● **SET PROBLEM**: Skip all pictures. Write out the data below from its first line through the line that contains "(117.7,44) rectangle (832,493);".

● **Entries from a dataset**:
--------------------------------
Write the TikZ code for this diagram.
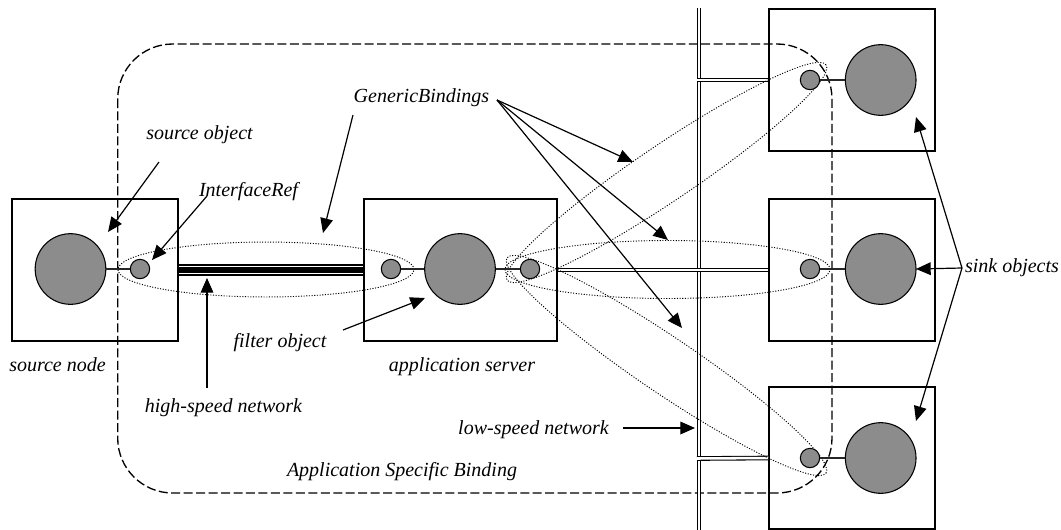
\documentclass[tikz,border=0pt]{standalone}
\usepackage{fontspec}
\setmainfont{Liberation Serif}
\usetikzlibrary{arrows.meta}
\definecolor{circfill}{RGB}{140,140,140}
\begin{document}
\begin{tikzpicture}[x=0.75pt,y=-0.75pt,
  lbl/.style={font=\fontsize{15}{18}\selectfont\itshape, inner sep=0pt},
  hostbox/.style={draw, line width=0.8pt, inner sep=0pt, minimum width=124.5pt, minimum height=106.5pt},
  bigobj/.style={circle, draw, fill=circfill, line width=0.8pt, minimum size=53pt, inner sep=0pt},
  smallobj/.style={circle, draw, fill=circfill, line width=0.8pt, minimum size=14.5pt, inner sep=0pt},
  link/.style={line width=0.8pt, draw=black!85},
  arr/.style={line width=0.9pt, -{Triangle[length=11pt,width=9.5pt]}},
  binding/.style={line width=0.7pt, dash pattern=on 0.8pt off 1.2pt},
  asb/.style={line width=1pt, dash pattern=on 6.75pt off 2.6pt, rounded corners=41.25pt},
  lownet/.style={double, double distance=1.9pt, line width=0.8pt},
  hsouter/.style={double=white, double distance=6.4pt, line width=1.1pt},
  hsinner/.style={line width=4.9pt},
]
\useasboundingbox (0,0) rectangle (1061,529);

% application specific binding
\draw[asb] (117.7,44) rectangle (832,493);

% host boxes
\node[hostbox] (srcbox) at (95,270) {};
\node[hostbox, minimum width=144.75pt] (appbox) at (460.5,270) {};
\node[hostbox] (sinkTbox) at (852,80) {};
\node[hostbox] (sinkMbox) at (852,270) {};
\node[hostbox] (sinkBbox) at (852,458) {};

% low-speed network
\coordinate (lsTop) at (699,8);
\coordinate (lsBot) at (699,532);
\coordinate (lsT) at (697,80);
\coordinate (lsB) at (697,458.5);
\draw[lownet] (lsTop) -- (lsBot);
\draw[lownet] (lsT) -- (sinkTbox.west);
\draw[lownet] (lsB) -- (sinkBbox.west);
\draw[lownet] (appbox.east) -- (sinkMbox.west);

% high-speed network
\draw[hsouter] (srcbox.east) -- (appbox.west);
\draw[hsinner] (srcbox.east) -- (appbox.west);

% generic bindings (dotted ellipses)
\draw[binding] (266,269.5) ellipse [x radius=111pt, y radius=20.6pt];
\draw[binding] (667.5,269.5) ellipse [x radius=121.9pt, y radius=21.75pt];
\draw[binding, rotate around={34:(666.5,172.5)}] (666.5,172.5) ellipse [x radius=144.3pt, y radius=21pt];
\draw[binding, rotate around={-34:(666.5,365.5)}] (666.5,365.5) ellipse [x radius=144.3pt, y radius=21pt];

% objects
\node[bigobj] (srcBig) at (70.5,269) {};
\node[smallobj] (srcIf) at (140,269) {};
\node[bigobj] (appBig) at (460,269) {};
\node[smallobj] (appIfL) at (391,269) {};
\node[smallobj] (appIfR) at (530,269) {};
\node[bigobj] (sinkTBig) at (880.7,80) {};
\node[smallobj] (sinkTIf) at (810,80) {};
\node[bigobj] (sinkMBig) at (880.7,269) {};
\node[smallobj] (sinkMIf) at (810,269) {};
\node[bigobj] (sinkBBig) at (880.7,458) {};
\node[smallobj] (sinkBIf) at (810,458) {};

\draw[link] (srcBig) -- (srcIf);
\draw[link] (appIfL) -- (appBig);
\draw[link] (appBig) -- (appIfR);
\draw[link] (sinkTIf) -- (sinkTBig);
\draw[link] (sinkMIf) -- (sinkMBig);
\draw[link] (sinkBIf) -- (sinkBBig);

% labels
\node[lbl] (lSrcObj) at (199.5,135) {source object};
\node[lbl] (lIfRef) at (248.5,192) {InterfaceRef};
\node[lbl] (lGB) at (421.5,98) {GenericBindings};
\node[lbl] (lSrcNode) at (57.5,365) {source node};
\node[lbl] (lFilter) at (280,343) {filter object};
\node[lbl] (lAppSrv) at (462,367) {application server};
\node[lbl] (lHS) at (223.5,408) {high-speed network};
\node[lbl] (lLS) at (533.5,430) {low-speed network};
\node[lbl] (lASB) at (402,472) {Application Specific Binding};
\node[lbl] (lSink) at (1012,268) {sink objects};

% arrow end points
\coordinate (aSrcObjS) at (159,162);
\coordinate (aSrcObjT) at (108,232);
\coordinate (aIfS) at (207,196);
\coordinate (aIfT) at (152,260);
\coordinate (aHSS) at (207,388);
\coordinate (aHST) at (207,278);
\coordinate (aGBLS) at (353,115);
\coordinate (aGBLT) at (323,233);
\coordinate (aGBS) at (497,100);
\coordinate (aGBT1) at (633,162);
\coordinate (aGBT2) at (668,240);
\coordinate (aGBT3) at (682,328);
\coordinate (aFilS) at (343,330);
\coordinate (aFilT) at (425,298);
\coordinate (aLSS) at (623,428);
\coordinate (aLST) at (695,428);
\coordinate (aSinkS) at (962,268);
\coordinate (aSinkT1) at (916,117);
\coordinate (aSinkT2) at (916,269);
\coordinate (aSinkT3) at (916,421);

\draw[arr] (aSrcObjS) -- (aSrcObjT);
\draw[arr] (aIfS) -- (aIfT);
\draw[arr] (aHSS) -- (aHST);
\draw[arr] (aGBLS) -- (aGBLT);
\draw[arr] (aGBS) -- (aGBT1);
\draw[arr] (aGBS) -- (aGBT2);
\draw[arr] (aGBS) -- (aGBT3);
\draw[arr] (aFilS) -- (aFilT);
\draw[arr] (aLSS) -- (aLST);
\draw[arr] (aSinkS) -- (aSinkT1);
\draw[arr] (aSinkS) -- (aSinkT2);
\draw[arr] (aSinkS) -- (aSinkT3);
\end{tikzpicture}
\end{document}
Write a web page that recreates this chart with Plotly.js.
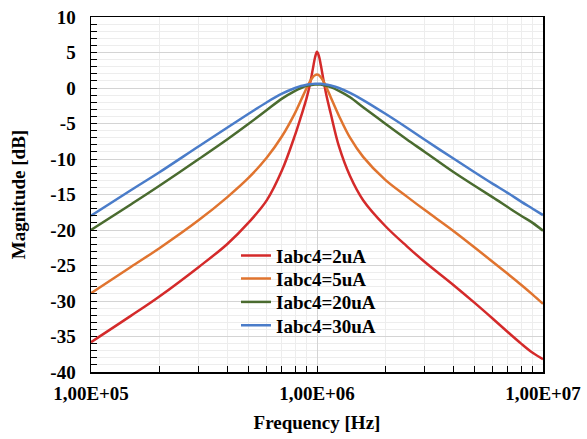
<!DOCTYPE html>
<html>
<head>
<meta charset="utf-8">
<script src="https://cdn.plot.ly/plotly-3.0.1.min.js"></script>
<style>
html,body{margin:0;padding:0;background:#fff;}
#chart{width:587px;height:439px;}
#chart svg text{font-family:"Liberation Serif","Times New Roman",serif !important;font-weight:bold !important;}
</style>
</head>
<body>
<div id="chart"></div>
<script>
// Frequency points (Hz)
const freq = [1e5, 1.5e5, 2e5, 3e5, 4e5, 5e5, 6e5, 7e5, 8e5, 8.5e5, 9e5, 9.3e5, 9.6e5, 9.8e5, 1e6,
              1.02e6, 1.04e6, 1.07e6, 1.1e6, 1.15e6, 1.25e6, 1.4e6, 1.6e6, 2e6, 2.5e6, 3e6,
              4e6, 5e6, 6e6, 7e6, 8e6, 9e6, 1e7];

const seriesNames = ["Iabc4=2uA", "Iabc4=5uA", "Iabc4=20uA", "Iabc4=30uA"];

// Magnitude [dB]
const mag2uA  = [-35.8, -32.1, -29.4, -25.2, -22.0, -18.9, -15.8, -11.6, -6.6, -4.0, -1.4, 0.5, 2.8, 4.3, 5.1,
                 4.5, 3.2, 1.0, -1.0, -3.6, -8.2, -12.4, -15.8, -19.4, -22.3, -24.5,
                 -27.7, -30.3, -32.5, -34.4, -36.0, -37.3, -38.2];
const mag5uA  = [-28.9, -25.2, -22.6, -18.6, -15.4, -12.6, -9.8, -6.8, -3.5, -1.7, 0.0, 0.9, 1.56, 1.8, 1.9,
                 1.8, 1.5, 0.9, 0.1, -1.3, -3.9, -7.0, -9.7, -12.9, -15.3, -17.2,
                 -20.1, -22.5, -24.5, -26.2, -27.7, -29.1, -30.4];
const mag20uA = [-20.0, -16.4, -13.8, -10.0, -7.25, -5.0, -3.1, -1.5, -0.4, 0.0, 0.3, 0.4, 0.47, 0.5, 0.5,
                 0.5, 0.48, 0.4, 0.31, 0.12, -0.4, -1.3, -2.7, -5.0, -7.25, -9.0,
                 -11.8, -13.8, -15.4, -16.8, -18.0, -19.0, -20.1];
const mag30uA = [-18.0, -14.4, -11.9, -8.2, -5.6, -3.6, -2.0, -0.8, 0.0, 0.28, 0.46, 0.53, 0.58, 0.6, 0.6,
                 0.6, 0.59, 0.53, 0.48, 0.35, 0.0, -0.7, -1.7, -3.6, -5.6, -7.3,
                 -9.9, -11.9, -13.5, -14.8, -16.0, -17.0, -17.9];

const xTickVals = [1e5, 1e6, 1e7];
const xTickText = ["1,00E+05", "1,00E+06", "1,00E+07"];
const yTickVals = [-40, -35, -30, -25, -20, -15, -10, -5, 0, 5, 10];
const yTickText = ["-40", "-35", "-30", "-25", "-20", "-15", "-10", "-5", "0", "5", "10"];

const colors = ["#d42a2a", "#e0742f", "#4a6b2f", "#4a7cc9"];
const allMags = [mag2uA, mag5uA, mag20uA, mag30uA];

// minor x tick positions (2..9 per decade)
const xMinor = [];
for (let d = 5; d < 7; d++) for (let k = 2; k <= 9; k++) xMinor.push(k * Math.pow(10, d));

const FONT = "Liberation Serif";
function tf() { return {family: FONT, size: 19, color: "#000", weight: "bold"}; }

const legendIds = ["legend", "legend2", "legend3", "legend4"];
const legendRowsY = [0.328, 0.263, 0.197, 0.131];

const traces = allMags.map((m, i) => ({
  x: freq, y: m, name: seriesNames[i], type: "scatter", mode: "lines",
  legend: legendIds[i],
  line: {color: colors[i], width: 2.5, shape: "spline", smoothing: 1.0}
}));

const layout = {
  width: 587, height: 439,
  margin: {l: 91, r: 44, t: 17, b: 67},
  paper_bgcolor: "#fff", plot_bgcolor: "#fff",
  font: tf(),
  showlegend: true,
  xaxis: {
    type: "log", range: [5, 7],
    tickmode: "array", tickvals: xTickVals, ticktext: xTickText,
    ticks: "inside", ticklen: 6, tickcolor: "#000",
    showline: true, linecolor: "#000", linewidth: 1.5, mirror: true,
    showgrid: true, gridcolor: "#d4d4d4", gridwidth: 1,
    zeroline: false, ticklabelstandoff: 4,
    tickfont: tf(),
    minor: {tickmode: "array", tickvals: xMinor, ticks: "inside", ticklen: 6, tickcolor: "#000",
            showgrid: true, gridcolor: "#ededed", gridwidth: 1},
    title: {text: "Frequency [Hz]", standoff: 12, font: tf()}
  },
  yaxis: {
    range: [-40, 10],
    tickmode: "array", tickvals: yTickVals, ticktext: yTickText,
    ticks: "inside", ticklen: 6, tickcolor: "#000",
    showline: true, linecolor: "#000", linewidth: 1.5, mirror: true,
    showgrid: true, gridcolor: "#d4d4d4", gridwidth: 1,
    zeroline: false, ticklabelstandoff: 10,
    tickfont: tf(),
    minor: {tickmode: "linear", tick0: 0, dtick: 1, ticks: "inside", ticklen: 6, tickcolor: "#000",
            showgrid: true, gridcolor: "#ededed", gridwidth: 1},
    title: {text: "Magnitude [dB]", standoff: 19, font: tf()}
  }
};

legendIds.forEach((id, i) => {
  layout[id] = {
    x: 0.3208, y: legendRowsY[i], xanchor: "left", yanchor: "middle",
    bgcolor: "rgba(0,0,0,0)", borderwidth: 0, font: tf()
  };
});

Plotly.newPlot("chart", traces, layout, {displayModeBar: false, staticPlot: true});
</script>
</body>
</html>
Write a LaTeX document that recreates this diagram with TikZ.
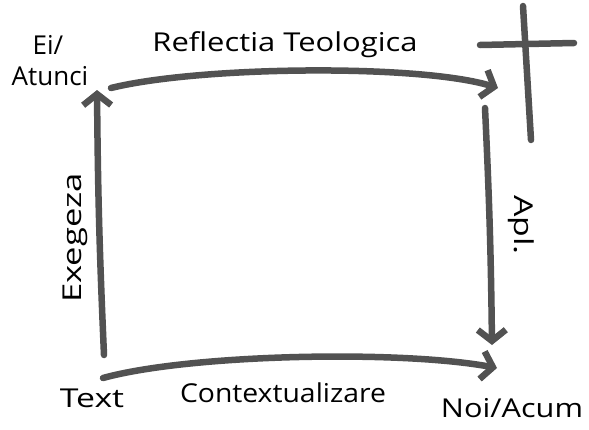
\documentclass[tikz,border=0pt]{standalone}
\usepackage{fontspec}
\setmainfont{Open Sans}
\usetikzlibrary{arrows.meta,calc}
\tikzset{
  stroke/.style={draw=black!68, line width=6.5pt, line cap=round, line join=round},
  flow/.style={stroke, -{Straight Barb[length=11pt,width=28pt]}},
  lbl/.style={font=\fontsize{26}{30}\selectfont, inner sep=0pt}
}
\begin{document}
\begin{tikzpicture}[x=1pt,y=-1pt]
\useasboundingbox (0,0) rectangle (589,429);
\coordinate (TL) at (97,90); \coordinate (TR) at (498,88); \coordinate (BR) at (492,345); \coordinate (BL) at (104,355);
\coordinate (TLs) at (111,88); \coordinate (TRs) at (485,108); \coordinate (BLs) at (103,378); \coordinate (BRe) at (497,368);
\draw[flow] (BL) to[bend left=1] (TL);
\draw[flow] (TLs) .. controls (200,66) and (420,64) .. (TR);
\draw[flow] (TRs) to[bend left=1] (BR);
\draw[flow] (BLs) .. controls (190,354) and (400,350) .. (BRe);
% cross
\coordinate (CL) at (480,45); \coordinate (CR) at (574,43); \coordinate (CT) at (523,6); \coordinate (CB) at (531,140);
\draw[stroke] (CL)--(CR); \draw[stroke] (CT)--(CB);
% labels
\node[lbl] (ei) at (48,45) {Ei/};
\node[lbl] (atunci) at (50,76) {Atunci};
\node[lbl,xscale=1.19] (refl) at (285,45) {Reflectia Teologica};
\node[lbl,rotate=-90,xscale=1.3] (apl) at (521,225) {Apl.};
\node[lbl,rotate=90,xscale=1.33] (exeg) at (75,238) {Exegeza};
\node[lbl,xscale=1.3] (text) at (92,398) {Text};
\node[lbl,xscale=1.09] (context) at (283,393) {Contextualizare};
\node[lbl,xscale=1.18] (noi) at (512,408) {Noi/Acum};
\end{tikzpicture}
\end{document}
--------------------------------
● **OUTPUT OF THE EXERCISE**:
Write the TikZ code for this diagram.
\documentclass[tikz,border=0pt]{standalone}
\usepackage{fontspec}
\setmainfont{Liberation Serif}
\usetikzlibrary{arrows.meta}
\definecolor{circfill}{RGB}{140,140,140}
\begin{document}
\begin{tikzpicture}[x=0.75pt,y=-0.75pt,
  lbl/.style={font=\fontsize{15}{18}\selectfont\itshape, inner sep=0pt},
  hostbox/.style={draw, line width=0.8pt, inner sep=0pt, minimum width=124.5pt, minimum height=106.5pt},
  bigobj/.style={circle, draw, fill=circfill, line width=0.8pt, minimum size=53pt, inner sep=0pt},
  smallobj/.style={circle, draw, fill=circfill, line width=0.8pt, minimum size=14.5pt, inner sep=0pt},
  link/.style={line width=0.8pt, draw=black!85},
  arr/.style={line width=0.9pt, -{Triangle[length=11pt,width=9.5pt]}},
  binding/.style={line width=0.7pt, dash pattern=on 0.8pt off 1.2pt},
  asb/.style={line width=1pt, dash pattern=on 6.75pt off 2.6pt, rounded corners=41.25pt},
  lownet/.style={double, double distance=1.9pt, line width=0.8pt},
  hsouter/.style={double=white, double distance=6.4pt, line width=1.1pt},
  hsinner/.style={line width=4.9pt},
]
\useasboundingbox (0,0) rectangle (1061,529);

% application specific binding
\draw[asb] (117.7,44) rectangle (832,493);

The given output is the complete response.